▸ YOUR TASK
Copy the data exactly; pictures stay out of the copy.
-*-*-
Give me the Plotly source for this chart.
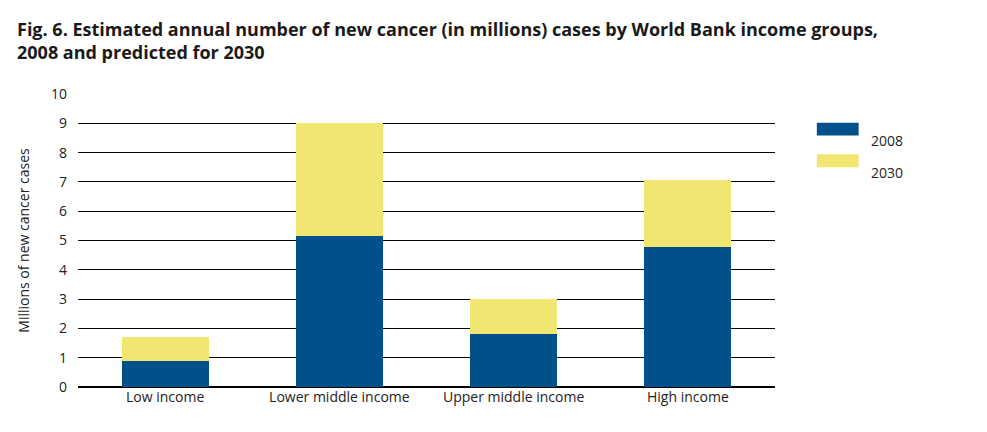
import plotly.graph_objects as go

categories = ["Low income", "Lower middle income", "Upper middle income", "High income"]
cases_2008 = [0.88, 5.15, 1.8, 4.78]
increase_2030 = [0.82, 3.85, 1.2, 2.27]
series_names = ["2008", "2030"]
colors = ["#00508a", "#f2e673"]

fig = go.Figure()
fig.add_bar(x=categories, y=cases_2008, name=series_names[0], marker_color=colors[0], marker_line_width=0)
fig.add_bar(x=categories, y=increase_2030, name=series_names[1], marker_color=colors[1], marker_line_width=0)

fig.update_layout(
    barmode="stack", bargap=0.5, showlegend=False,
    width=987, height=432,
    margin=dict(l=70, r=220, t=86, b=53),
    plot_bgcolor="white", paper_bgcolor="white",
    font=dict(family="Open Sans", size=14, color="#222"),
    yaxis=dict(range=[0, 10], dtick=1, showgrid=True, gridcolor="#000", gridwidth=1,
               zeroline=True, zerolinecolor="#000", ticks="", ticklabelstandoff=10,
               title=dict(text="Millions of new cancer cases", font=dict(size=14), standoff=18)),
    xaxis=dict(showline=False, ticks="", tickfont=dict(size=14)),
)
fig.add_annotation(xref="paper", yref="paper", x=-0.09, y=1.27, xanchor="left", yanchor="top",
                   align="left", showarrow=False,
                   text="<b>Fig. 6. Estimated annual number of new cancer (in millions) cases by World Bank income groups,<br>2008 and predicted for 2030</b>",
                   font=dict(size=18, color="#1a1a1a", family="Open Sans"))
for i, (name, c) in enumerate(zip(series_names, colors)):
    y = 0.88 - i * 0.108
    fig.add_shape(type="rect", xref="paper", yref="paper", x0=1.06, x1=1.12, y0=y - 0.022, y1=y + 0.022,
                  fillcolor=c, line_width=0)
    fig.add_annotation(xref="paper", yref="paper", x=1.135, y=y, text=name, showarrow=False,
                       xanchor="left", font=dict(size=14))
fig.write_html("out.html")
-*-*-
▸ THE RESPONSE
Give me the Plotly source for this chart.
import plotly.graph_objects as go

categories = ["Low income", "Lower middle income", "Upper middle income", "High income"]
cases_2008 = [0.88, 5.15, 1.8, 4.78]
increase_2030 = [0.82, 3.85, 1.2, 2.27]
series_names = ["2008", "2030"]
colors = ["#00508a", "#f2e673"]

fig = go.Figure()
fig.add_bar(x=categories, y=cases_2008, name=series_names[0], marker_color=colors[0], marker_line_width=0)
fig.add_bar(x=categories, y=increase_2030, name=series_names[1], marker_color=colors[1], marker_line_width=0)

fig.update_layout(
    barmode="stack", bargap=0.5, showlegend=False,
    width=987, height=432,
    margin=dict(l=70, r=220, t=86, b=53),
    plot_bgcolor="white", paper_bgcolor="white",
    font=dict(family="Open Sans", size=14, color="#222"),
    yaxis=dict(range=[0, 10], dtick=1, showgrid=True, gridcolor="#000", gridwidth=1,
               zeroline=True, zerolinecolor="#000", ticks="", ticklabelstandoff=10,
               title=dict(text="Millions of new cancer cases", font=dict(size=14), standoff=18)),
    xaxis=dict(showline=False, ticks="", tickfont=dict(size=14)),
)
fig.add_annotation(xref="paper", yref="paper", x=-0.09, y=1.27, xanchor="left", yanchor="top",
                   align="left", showarrow=False,
                   text="<b>Fig. 6. Estimated annual number of new cancer (in millions) cases by World Bank income groups,<br>2008 and predicted for 2030</b>",
                   font=dict(size=18, color="#1a1a1a", family="Open Sans"))
for i, (name, c) in enumerate(zip(series_names, colors)):
    y = 0.88 - i * 0.108
    fig.add_shape(type="rect", xref="paper", yref="paper", x0=1.06, x1=1.12, y0=y - 0.022, y1=y + 0.022,
                  fillcolor=c, line_width=0)
    fig.add_annotation(xref="paper", yref="paper", x=1.135, y=y, text=name, showarrow=False,
                       xanchor="left", font=dict(size=14))
fig.write_html("out.html")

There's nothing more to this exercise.